PROVIDED INFORMATION -
[BEGIN]
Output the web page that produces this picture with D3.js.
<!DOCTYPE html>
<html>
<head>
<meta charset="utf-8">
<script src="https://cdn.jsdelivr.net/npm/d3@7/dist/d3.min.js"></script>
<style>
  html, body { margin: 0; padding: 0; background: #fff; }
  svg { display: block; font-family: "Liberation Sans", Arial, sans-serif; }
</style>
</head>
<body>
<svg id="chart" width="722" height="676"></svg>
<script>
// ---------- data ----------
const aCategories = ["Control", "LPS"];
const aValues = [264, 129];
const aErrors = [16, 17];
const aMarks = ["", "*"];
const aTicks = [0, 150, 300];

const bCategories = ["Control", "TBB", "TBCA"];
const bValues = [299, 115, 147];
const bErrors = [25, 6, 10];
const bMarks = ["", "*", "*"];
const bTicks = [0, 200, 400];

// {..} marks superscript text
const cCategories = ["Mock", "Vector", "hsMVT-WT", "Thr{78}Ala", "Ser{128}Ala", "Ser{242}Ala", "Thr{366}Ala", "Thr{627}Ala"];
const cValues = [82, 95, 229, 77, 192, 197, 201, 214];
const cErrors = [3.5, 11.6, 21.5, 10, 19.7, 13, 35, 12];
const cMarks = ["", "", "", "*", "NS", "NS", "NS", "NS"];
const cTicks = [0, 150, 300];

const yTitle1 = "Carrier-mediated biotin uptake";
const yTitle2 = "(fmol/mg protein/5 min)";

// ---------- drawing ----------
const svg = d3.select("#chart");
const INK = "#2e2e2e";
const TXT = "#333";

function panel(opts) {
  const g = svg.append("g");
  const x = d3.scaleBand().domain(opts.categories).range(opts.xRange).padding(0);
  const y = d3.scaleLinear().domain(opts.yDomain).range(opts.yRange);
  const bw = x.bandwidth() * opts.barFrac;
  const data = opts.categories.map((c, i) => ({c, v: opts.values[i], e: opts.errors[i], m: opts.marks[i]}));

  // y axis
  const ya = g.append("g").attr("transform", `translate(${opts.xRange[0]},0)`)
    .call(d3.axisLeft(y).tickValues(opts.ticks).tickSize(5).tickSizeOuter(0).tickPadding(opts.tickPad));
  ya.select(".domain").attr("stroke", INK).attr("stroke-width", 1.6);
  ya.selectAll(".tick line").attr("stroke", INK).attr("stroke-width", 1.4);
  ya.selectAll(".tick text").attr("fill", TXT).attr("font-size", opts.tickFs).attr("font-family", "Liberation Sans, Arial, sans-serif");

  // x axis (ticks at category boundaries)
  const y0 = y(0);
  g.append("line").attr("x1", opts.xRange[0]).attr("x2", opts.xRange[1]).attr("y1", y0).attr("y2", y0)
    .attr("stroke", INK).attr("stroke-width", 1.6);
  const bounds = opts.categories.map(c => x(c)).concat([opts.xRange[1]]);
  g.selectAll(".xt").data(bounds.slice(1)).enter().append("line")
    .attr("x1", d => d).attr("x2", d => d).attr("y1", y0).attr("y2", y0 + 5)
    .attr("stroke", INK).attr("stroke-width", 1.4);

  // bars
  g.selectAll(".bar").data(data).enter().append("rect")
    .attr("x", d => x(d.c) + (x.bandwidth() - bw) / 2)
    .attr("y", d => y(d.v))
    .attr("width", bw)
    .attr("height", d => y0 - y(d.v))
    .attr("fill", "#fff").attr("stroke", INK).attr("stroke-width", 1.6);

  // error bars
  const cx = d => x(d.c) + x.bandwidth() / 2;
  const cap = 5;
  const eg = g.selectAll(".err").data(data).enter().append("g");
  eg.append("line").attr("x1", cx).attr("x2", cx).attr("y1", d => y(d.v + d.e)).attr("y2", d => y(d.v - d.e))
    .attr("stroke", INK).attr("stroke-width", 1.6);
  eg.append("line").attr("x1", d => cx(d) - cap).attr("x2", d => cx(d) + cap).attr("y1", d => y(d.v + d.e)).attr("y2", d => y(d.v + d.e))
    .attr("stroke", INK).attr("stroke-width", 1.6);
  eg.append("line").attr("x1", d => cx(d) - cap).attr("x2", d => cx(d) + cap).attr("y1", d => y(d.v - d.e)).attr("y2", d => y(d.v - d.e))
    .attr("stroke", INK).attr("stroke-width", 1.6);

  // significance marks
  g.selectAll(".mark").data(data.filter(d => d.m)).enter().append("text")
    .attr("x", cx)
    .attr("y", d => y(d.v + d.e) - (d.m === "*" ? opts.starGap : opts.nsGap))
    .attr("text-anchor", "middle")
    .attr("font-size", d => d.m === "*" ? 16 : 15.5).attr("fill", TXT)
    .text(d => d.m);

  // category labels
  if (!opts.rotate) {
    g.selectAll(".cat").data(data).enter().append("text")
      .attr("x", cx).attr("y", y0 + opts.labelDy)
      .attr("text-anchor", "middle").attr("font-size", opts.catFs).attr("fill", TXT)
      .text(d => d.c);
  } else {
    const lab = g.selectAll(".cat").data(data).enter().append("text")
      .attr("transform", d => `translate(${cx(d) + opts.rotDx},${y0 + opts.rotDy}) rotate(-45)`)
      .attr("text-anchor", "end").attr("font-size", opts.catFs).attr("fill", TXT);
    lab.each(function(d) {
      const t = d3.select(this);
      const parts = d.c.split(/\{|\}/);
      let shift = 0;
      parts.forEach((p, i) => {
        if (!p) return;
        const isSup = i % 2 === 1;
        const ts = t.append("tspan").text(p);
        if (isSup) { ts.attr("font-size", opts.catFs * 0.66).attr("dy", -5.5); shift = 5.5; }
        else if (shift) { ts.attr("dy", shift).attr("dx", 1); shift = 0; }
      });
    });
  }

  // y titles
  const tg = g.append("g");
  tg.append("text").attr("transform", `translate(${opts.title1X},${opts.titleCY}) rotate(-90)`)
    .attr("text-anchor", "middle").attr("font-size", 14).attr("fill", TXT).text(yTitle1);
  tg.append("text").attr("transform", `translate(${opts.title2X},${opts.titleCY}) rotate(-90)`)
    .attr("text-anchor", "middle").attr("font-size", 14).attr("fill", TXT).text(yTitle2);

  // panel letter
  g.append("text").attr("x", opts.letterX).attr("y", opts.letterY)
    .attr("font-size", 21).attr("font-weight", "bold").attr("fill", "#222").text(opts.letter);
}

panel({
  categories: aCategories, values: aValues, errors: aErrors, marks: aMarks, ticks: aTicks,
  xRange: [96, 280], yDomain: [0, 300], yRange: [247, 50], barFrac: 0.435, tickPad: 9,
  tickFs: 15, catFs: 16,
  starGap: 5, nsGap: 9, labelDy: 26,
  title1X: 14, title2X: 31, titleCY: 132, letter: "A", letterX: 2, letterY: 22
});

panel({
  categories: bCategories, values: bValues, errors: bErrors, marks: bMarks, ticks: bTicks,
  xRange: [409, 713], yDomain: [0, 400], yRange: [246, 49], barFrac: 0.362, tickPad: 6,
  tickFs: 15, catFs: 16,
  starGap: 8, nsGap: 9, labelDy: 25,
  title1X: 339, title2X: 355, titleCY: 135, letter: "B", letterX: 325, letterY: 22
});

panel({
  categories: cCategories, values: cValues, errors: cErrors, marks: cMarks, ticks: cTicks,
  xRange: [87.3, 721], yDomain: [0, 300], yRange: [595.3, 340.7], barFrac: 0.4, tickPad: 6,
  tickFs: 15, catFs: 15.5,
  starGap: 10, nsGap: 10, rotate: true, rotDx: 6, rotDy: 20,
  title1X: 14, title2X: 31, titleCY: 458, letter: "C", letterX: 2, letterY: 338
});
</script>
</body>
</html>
[END]
[BEGIN]
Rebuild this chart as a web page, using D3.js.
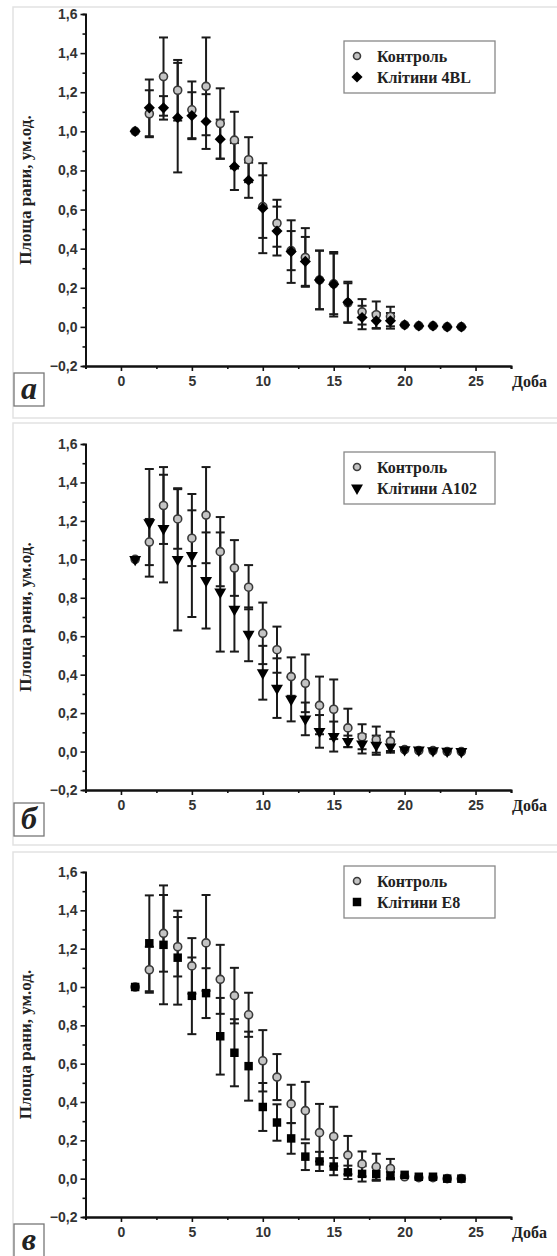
[END]
REQUEST - Exactly as written, quote the lines from the one that has "Output the web" down to the one that has "const bTicks = [0, 200, 400];", and include both.

RESULT FOR THIS TASK -
Output the web page that produces this picture with D3.js.
<!DOCTYPE html>
<html>
<head>
<meta charset="utf-8">
<script src="https://cdn.jsdelivr.net/npm/d3@7/dist/d3.min.js"></script>
<style>
  html, body { margin: 0; padding: 0; background: #fff; }
  svg { display: block; font-family: "Liberation Sans", Arial, sans-serif; }
</style>
</head>
<body>
<svg id="chart" width="722" height="676"></svg>
<script>
// ---------- data ----------
const aCategories = ["Control", "LPS"];
const aValues = [264, 129];
const aErrors = [16, 17];
const aMarks = ["", "*"];
const aTicks = [0, 150, 300];

const bCategories = ["Control", "TBB", "TBCA"];
const bValues = [299, 115, 147];
const bErrors = [25, 6, 10];
const bMarks = ["", "*", "*"];
const bTicks = [0, 200, 400];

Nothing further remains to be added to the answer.